For the entries below, copy exactly the line that contains "Emit a Python" through the line that contains "import pandas as pd", both ends included, and exclude all pictures.
** Begin RECORDS PROVIDED **
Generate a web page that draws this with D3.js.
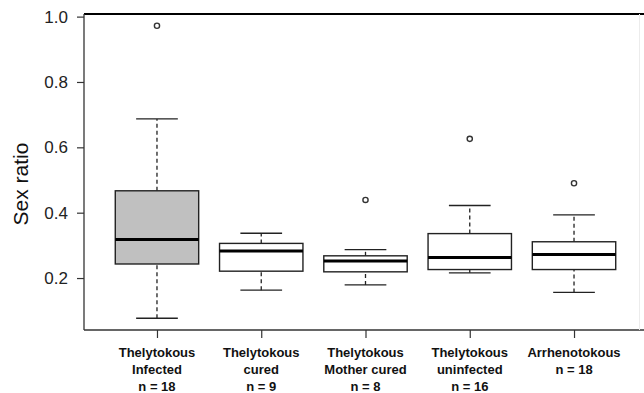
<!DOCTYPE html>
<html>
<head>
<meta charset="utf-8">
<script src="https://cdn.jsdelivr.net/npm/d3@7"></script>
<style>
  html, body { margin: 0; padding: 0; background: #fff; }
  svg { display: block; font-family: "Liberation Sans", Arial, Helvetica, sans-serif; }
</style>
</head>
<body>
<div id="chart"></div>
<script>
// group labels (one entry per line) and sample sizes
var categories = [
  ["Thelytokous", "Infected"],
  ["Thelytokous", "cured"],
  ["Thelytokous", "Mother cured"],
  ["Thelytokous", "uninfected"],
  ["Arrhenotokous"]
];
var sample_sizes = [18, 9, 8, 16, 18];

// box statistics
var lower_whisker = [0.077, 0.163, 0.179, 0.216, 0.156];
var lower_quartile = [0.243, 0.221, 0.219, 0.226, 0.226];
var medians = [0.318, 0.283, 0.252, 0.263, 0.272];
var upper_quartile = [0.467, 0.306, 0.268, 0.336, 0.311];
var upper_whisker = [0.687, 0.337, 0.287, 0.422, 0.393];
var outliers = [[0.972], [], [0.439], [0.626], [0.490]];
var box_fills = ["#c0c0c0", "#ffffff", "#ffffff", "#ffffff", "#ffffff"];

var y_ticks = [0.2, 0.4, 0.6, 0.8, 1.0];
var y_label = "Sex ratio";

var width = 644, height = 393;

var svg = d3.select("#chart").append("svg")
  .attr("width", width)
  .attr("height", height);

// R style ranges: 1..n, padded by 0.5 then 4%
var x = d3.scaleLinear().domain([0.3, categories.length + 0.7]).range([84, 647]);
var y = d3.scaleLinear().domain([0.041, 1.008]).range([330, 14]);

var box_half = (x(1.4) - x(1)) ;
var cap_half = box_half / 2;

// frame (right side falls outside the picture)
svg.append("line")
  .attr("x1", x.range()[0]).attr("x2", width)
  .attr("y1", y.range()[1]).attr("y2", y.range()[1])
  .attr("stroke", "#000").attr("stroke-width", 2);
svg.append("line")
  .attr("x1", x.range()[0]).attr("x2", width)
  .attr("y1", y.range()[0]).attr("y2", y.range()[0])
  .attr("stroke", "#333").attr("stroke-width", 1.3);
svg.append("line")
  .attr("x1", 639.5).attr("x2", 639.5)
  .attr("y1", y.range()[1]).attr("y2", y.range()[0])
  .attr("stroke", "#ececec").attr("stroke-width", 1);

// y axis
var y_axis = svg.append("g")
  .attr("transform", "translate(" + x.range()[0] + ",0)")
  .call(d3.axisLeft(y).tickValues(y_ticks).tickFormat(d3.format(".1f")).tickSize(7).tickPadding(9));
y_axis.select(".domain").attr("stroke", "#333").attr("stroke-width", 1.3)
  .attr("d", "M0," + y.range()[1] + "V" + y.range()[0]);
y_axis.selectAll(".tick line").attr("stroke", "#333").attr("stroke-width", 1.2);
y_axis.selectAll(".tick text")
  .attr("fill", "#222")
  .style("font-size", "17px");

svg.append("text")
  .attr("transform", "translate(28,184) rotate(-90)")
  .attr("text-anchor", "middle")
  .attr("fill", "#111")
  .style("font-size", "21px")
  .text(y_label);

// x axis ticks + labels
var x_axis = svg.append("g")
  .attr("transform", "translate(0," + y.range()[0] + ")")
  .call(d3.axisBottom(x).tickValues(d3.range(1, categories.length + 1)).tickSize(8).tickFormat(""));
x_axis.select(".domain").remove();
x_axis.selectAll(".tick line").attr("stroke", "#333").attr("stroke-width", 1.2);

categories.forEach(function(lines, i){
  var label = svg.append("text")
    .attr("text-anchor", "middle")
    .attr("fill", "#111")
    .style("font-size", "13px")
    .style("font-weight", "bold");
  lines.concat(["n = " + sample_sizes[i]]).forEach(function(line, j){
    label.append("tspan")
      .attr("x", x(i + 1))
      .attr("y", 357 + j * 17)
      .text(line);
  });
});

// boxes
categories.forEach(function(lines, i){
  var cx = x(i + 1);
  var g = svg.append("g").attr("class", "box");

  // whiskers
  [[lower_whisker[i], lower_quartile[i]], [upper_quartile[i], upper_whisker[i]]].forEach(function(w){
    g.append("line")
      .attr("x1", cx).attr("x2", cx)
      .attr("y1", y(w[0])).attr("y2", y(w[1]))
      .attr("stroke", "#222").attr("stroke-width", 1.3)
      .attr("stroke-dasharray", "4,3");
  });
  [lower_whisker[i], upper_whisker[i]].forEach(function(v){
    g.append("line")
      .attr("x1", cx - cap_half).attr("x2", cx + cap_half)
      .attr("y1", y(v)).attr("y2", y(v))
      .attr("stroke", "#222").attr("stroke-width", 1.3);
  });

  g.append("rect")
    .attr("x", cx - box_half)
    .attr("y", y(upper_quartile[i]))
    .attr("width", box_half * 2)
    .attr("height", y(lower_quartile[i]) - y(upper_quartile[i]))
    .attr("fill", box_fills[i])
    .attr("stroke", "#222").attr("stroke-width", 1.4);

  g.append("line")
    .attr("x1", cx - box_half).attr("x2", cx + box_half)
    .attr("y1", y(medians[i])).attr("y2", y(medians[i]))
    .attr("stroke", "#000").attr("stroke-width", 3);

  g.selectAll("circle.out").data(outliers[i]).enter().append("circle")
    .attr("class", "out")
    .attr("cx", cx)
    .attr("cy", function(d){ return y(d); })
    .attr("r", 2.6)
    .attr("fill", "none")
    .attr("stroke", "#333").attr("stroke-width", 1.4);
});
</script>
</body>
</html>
** End RECORDS PROVIDED **
** Begin RECORDS PROVIDED **
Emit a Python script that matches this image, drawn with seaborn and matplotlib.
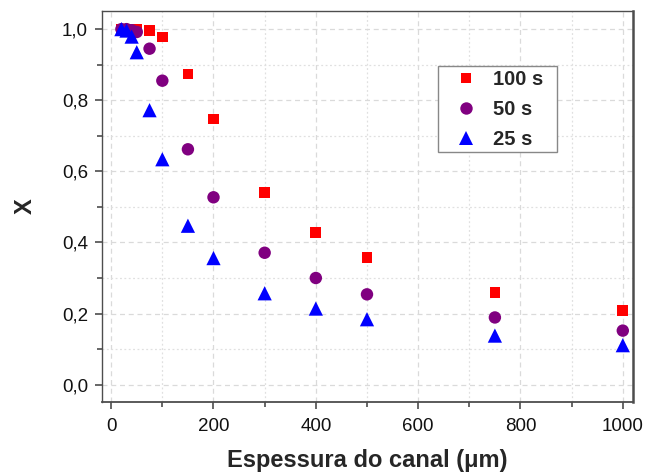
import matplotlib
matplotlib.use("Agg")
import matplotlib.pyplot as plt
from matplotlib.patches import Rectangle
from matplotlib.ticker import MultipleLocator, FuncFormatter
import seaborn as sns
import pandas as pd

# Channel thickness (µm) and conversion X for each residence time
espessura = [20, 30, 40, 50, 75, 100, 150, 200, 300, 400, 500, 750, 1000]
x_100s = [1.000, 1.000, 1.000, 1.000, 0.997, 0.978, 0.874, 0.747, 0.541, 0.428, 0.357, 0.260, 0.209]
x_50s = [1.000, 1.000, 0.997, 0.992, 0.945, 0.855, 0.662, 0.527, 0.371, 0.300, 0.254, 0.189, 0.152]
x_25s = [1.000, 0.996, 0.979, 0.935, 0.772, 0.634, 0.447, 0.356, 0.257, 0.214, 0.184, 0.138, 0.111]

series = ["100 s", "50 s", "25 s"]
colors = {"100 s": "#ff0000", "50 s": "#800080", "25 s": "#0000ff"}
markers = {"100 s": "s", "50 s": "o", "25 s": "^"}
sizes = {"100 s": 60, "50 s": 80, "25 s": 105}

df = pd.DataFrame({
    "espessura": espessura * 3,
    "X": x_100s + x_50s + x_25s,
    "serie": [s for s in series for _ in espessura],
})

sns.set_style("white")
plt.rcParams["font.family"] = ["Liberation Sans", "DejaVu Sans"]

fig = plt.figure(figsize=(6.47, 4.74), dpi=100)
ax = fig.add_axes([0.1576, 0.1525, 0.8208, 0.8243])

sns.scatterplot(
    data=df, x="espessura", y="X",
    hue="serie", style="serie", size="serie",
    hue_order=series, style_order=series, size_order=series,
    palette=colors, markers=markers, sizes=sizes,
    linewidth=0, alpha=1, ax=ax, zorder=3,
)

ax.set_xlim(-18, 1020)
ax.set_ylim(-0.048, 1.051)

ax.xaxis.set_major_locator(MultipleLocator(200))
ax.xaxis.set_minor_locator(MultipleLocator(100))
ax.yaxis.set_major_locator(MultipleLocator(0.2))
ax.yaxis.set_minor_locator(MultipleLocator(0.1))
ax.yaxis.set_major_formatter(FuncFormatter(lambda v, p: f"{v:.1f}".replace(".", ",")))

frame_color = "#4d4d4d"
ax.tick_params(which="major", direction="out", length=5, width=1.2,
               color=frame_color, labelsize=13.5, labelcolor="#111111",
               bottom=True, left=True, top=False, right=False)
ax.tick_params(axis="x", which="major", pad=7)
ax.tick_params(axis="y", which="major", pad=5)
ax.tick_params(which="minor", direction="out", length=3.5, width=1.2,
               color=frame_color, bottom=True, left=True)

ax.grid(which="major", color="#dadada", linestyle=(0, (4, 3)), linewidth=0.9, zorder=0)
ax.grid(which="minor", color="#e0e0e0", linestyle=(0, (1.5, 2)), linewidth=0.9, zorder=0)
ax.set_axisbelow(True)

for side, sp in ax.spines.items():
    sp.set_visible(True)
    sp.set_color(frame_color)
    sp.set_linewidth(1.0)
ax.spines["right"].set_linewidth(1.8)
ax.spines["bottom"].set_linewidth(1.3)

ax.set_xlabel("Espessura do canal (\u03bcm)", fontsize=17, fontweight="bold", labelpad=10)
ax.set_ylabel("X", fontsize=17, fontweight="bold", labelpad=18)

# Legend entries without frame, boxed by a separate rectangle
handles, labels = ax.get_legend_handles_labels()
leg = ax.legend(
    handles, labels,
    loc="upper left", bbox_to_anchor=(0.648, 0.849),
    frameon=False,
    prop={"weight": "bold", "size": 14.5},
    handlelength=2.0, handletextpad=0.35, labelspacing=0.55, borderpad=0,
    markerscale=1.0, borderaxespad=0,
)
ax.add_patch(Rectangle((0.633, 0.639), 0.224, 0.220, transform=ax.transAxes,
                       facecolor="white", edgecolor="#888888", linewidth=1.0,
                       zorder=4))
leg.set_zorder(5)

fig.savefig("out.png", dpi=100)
** End RECORDS PROVIDED **
** Begin RECORDS PROVIDED **
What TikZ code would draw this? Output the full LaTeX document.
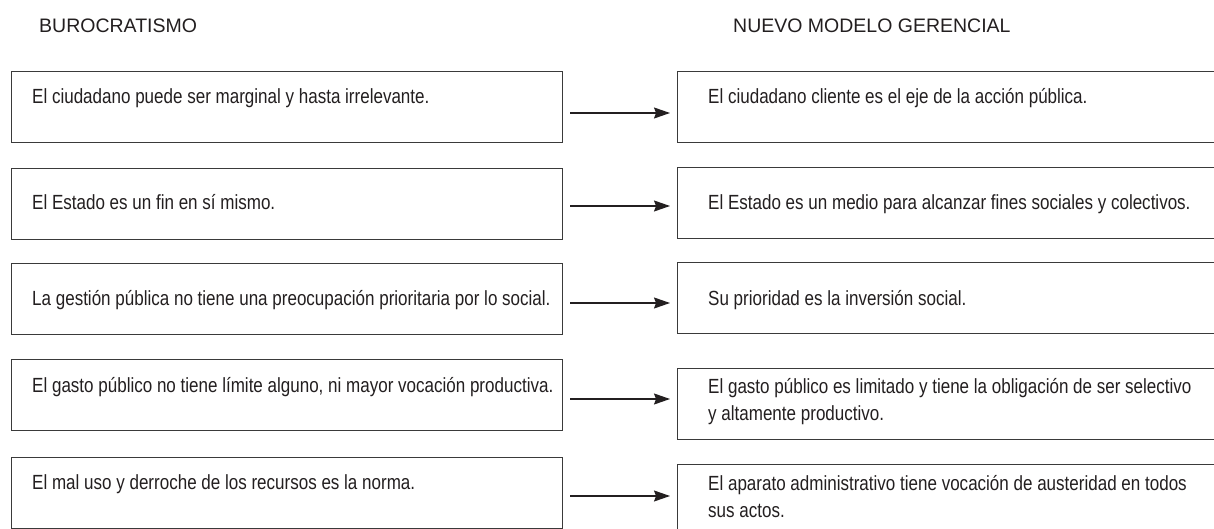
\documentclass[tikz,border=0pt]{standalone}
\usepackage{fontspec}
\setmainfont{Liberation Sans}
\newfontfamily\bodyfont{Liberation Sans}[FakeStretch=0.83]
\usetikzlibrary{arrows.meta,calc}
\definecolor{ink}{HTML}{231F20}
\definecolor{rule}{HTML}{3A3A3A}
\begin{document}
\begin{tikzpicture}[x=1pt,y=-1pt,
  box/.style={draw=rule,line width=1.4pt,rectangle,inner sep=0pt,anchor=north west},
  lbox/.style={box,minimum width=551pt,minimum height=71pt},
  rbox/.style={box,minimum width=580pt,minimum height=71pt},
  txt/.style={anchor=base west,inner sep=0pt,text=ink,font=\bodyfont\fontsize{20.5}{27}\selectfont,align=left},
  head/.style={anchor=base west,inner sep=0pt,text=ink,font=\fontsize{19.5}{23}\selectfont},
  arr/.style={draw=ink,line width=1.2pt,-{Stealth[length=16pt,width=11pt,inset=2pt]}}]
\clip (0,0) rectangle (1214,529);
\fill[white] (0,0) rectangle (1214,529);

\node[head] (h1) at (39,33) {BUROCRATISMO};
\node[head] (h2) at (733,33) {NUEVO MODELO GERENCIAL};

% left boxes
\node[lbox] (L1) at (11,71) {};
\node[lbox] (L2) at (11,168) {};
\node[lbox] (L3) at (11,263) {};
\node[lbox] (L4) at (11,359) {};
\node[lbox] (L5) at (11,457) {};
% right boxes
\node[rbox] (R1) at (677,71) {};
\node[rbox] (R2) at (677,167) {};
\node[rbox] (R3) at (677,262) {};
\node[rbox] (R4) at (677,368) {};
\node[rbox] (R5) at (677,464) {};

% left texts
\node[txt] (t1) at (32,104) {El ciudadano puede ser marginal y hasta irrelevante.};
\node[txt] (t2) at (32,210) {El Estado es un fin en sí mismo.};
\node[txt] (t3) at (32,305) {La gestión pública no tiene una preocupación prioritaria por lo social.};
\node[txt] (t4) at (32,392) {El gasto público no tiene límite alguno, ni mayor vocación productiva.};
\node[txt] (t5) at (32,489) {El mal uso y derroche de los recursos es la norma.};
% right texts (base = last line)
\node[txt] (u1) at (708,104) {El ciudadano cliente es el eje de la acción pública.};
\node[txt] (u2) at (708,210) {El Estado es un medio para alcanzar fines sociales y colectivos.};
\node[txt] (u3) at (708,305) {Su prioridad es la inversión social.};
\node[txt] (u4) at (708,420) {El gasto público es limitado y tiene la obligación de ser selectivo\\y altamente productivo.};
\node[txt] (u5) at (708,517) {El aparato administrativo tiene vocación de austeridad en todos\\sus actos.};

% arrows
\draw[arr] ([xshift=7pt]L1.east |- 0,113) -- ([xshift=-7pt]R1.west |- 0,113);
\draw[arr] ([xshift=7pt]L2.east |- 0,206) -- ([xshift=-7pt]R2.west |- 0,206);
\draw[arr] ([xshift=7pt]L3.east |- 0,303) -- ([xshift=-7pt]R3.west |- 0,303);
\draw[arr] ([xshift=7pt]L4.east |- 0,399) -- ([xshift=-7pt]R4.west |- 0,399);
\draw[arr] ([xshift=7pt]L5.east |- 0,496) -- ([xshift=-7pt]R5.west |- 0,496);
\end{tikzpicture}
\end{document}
** End RECORDS PROVIDED **
THE REPLY:
Emit a Python script that matches this image, drawn with seaborn and matplotlib.
import matplotlib
matplotlib.use("Agg")
import matplotlib.pyplot as plt
from matplotlib.patches import Rectangle
from matplotlib.ticker import MultipleLocator, FuncFormatter
import seaborn as sns
import pandas as pd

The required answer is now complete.